• **Work instructions**: State how many lines in the listing below include the word "with", and add nothing besides the number.

# # # #

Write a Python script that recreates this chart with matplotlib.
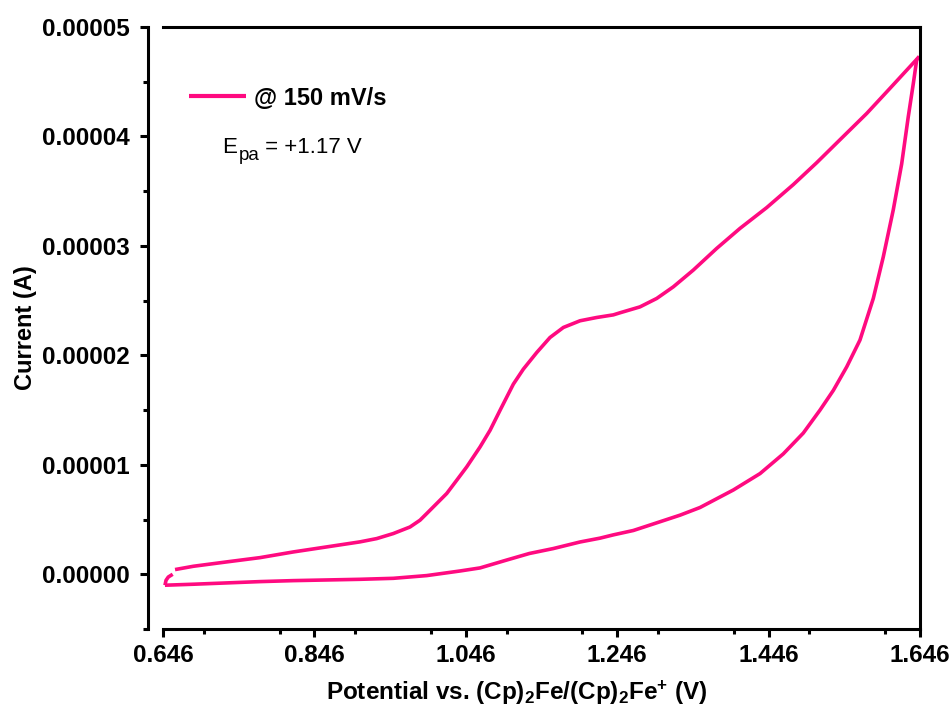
import matplotlib
matplotlib.use("Agg")
import matplotlib.pyplot as plt
from matplotlib.ticker import MultipleLocator, FormatStrFormatter

plt.rcParams["font.family"] = ["Liberation Sans", "DejaVu Sans"]
plt.rcParams["mathtext.fontset"] = "custom"
plt.rcParams["mathtext.rm"] = "Liberation Sans"
plt.rcParams["mathtext.it"] = "Liberation Sans:italic"
plt.rcParams["mathtext.bf"] = "Liberation Sans:bold"

# Cyclic voltammogram: potential in V, current in microampere
# low-current branch (0.646 V -> 1.646 V)
low_v = [0.6486, 0.686, 0.7301, 0.7741, 0.8181, 0.8622, 0.9062, 0.9502, 0.9944,
         1.0383, 1.0648, 1.100, 1.130, 1.1616, 1.1969, 1.2233, 1.2409, 1.2673,
         1.2850, 1.3114, 1.3290, 1.3554, 1.3994, 1.4347, 1.4654, 1.4918, 1.5139,
         1.5315, 1.5492, 1.5667, 1.5843, 1.5975, 1.6107, 1.6218, 1.6305, 1.6372,
         1.6416, 1.6450]
low_ua = [-1.00, -0.91, -0.79, -0.67, -0.58, -0.52, -0.46, -0.37, -0.12,
          0.30, 0.58, 1.30, 1.90, 2.35, 2.95, 3.30, 3.60, 4.00,
          4.40, 5.00, 5.40, 6.10, 7.70, 9.20, 11.0, 12.9, 15.0,
          16.8, 18.95, 21.4, 25.2, 29.0, 33.3, 37.5, 41.8, 44.85,
          46.98, 47.30]

# high-current branch (1.646 V -> 0.646 V)
high_v = [1.6450, 1.6064, 1.5756, 1.5403, 1.5095, 1.4786, 1.4435, 1.4082, 1.3774,
          1.3465, 1.3201, 1.2982, 1.2761, 1.2497, 1.2409, 1.2189, 1.1969, 1.1749,
          1.1572, 1.1397, 1.1220, 1.1088, 1.0913, 1.0781, 1.0648, 1.0472, 1.0340,
          1.0208, 0.9944, 0.9855, 0.9723, 0.9502, 0.9283, 0.9062, 0.8622, 0.8181,
          0.7741, 0.7301, 0.6860, 0.6619]
high_ua = [47.30, 44.40, 42.10, 39.70, 37.60, 35.60, 33.50, 31.60, 29.77,
           27.79, 26.26, 25.20, 24.43, 23.89, 23.70, 23.46, 23.16, 22.55,
           21.63, 20.26, 18.74, 17.37, 14.99, 13.16, 11.63, 9.81, 8.59,
           7.38, 5.55, 4.94, 4.32, 3.72, 3.26, 2.96, 2.50, 2.04,
           1.52, 1.13, 0.73, 0.43]

# short segment closing the loop at the start potential
tail_v = [0.6588, 0.6530, 0.6500, 0.6486]
tail_ua = [0.00, -0.25, -0.55, -1.00]

x_ticks = [0.646, 0.846, 1.046, 1.246, 1.446, 1.646]
legend_label = "@ 150 mV/s"
peak_parts = ["E", "pa", " = +1.17 V"]

color = "#FF0A80"
UA = 1e-6

fig = plt.figure(figsize=(9.52, 7.16), dpi=100)
ax = fig.add_axes([163 / 952, 1 - 629 / 716, 757 / 952, 602 / 716])

line_kw = dict(color=color, lw=2.6, solid_capstyle="butt", solid_joinstyle="round")
ax.plot(low_v, [c * UA for c in low_ua], label=legend_label, **line_kw)
ax.plot(high_v, [c * UA for c in high_ua], **line_kw)
ax.plot(tail_v, [c * UA for c in tail_ua], **line_kw)

ax.set_xlim(0.646, 1.646)
ax.set_ylim(-0.5e-5, 5e-5)
ax.set_xticks(x_ticks)
ax.xaxis.set_major_formatter(FormatStrFormatter("%.3f"))
ax.xaxis.set_minor_locator(MultipleLocator(0.1))
ax.yaxis.set_major_locator(MultipleLocator(1e-5))
ax.yaxis.set_minor_locator(MultipleLocator(0.5e-5))
ax.yaxis.set_major_formatter(FormatStrFormatter("%.5f"))

for s in ax.spines.values():
    s.set_linewidth(2.2)
ax.spines["left"].set_position(("outward", 10.8))

ax.tick_params(which="both", direction="out", width=2.2, top=False, right=False)
ax.tick_params(which="major", length=6, labelsize=17.5)
ax.tick_params(axis="x", which="major", pad=5)
ax.tick_params(axis="y", which="major", pad=7)
ax.tick_params(which="minor", length=3.5)
for lab in ax.get_xticklabels() + ax.get_yticklabels():
    lab.set_fontweight("bold")

ax.set_xlabel(r"Potential vs. (Cp)$_\mathbf{2}$Fe/(Cp)$_\mathbf{2}$Fe$^\mathbf{+}$ (V)",
              fontsize=17.5, fontweight="bold")
ax.xaxis.set_label_coords(0.4677, -0.083)
ax.set_ylabel("Current (A)", fontsize=17, fontweight="bold", labelpad=3.5)

leg = ax.legend(loc="center left", bbox_to_anchor=(0.0343, 0.882), frameon=False,
                borderpad=0, borderaxespad=0, handlelength=2.4, handletextpad=0.35,
                prop={"weight": "bold", "size": 17})
for h in leg.get_lines():
    h.set_linewidth(3.0)

# peak potential annotation with a full-height subscript
base_y = 0.7907
t_e = ax.text(0.078, base_y, peak_parts[0], transform=ax.transAxes, fontsize=16,
              va="baseline", ha="left")
t_sub = ax.annotate(peak_parts[1], xy=(1, base_y), xycoords=(t_e, ax.transAxes),
                    xytext=(1, -5), textcoords="offset points", fontsize=13.5,
                    va="baseline", ha="left")
ax.annotate(peak_parts[2], xy=(1, base_y), xycoords=(t_sub, ax.transAxes),
            xytext=(0, 0), textcoords="offset points", fontsize=16,
            va="baseline", ha="left")

fig.savefig("out.png", dpi=100)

# # # #

• **Written reply**: 2